Ci sono suppliche laiche che meriterebbero di essere ascoltate, sospinte fino agli altari “sacri” della democrazia, se veramente la sovranità appartenesse al popolo.
Ho visto persone schiacciate da una pressione idraulica contro il cemento, affermare il dissenso contro criminali negazioni.
Alcune di loro indossavano abiti da lavoro, altre stringevano rosari tra le dita, sacralizzando oltremisura il disfacimento dei fondamenti costituzionali, altre ancora, araldi di una normalità vinta dal quotidiano esistere, urlavano a divise insensibili il disperato bisogno di comunità e giustizia terrena che ci costringe separati, accartocciati negli invisibili angoli dell’egoismo di comodo.
Guerra tra stipendiati e salariati, tra redditi protetti e disoccupati, tra sani e presunti malati, tra vecchi e giovani, tra controllori e controllati, tifoserie inventate ad ogni nuovo giro di giostra dell’ opinionismo d’accatto… ‘ma il cielo è sempre più blu’.
I prodromi di questi plurimi divorzi facevano sorridere: l’italianuzzo inconsapevole prostrato al cospetto di format costruiti tutti intorno a lui, randellato dalle pirotecniche abilità oratorie di conduttori coadiuvati da oscuri autori, maestri occulti nel maneggiare le pericolose contraddizioni in seno al popolo.
Né avanti, né indietro tutta, ma… a tutto sprofondo!
Ci sono suppliche laiche che meriterebbero di essere ascoltate, sospinte fino agli altari “sacri” della democrazia, se veramente la sovranità appartenesse al popolo.

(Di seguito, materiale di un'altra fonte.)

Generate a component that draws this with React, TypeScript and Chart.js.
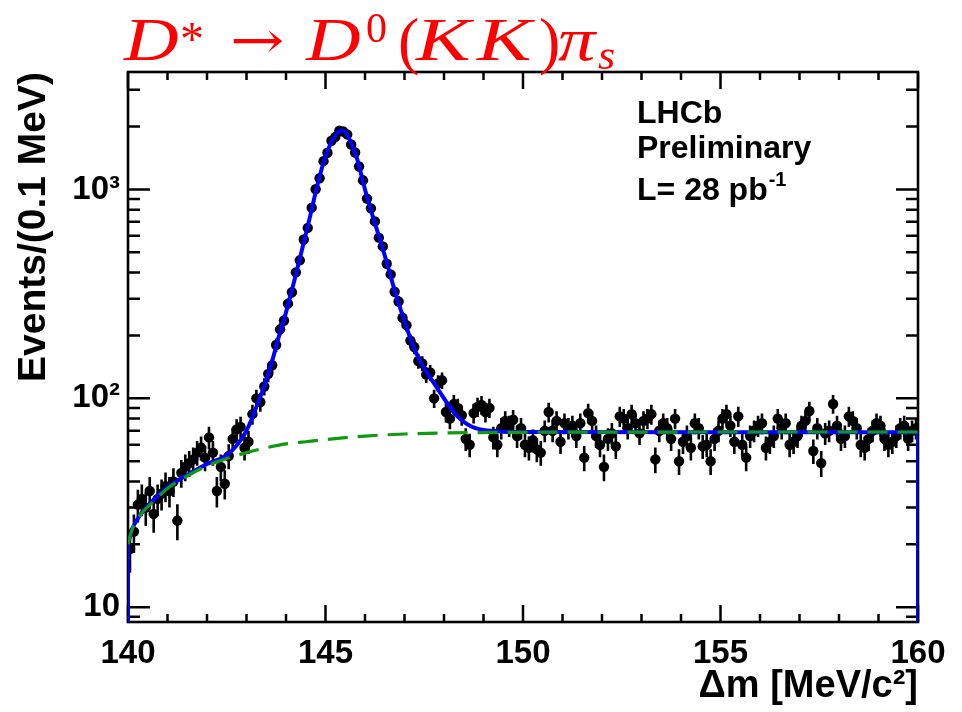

Ve ne sono altre che turbano la stabilità stessa della vita e in genere invocano una ridda inesauribile di diritti e respingono anche i più semplici e sensati doveri.
Il sospetto che questa sovranità appartenga da lungo tempo ad un’oligarchia autoreferenziale dei peggiori, è divenuto certezza, un granitico disincanto schiaffeggiato da manganelli, respinto da scudi di plexiglass, crivellato da leggi inique, appoggiato da professionisti della statistica e dell’algoritmo: golem teleguidati, gelidi traders dell’anima, esecutori diretti o indiretti di una mattanza sociale eseguita giocando al rialzo, scommettendo sul default economico, nervoso, emotivo, mentale della società liquida, ormai in via d’ evaporazione… il future più redditizio che ci sia.
Una società strattonata da talk politicamente disambigui, satura di strilli che intossicano il libero pensiero, immunizzata contro il sano cambiamento di facce e colori, quando la matita cala nel frammentato silenzio della cabina elettorale e, lo stare con se stessi, un’abitudine persa da secoli, terrorizza la sicura tranquillità del non rischiare.
In difesa di tale pericolosa stilla delle viscere, l’espressione più docile si manifesta nel porre quel graffito sul simbolo già visto e conosciuto, incastonato in neuroni aggrovigliati in modalità risparmio cognitivo, ignari della propria conformista schiavitù brandizzata.
Quelle resistenze contro violenze d’acqua e istituzionali, pensavano in molti, promettevano un riscatto, anche se con i ricattatori non bisogna mai scendere a patti.
Oggi, dopo mesi di astrazioni fondate su oceaniche adunate di piazza, i nuovi adulatori del popolo, scelti nel segreto di migliaia di laici confessionali, eletti a possessori dei consessi collinari della Capitale, si ritrovano a fronteggiare vecchi problemi con vecchi strumenti e solite, solide rendite di posizione corroborate da mensilità a cinque zeri.
Rivoluzione è parola confinata nel sidereo astronomico, nell’anfratto storico rispolverato, di quando in quando, da professori di storia attratti dal facile like e dall’incetta di visualizzazioni sul tubo.
Tutto molto trasgressivo, come fumare nei corridoi durante le lezioni più noiose, in genere le più importanti, corridoi oggi ridotti a poltrone ergonomiche davanti a schermi piatti in ossequio a piatte esistenze.
Alla fine, dilagano i divertimenti di massa, e forse, smuovere i glutei in direzione contraria, verso i creatori e i distributori di illusioni, non è solo un esercizio ginnico da un’ora al giorno o scambiare un divano col sellino di una superbike, ma mettere in pericolo la convinzione che, se non ti prendi in faccia, sulla schiena, nello stomaco gli strali del potere dominante, le tue suppliche laiche non otterranno risposta, perché, in altri luoghi e in altri cieli, la sovranità appartiene a Dio.
Il resto è libero arbitrio, un arcaico modo di definire il dominio della coscienza, anch’essa un arnese arrugginito e in disuso che, prima o poi, occorrerà riutilizzare per non usare a sproposito il termine responsabilità e non essere ricordati da psicologi del tempo post-apocalittico che verrà, involucri senz’anima.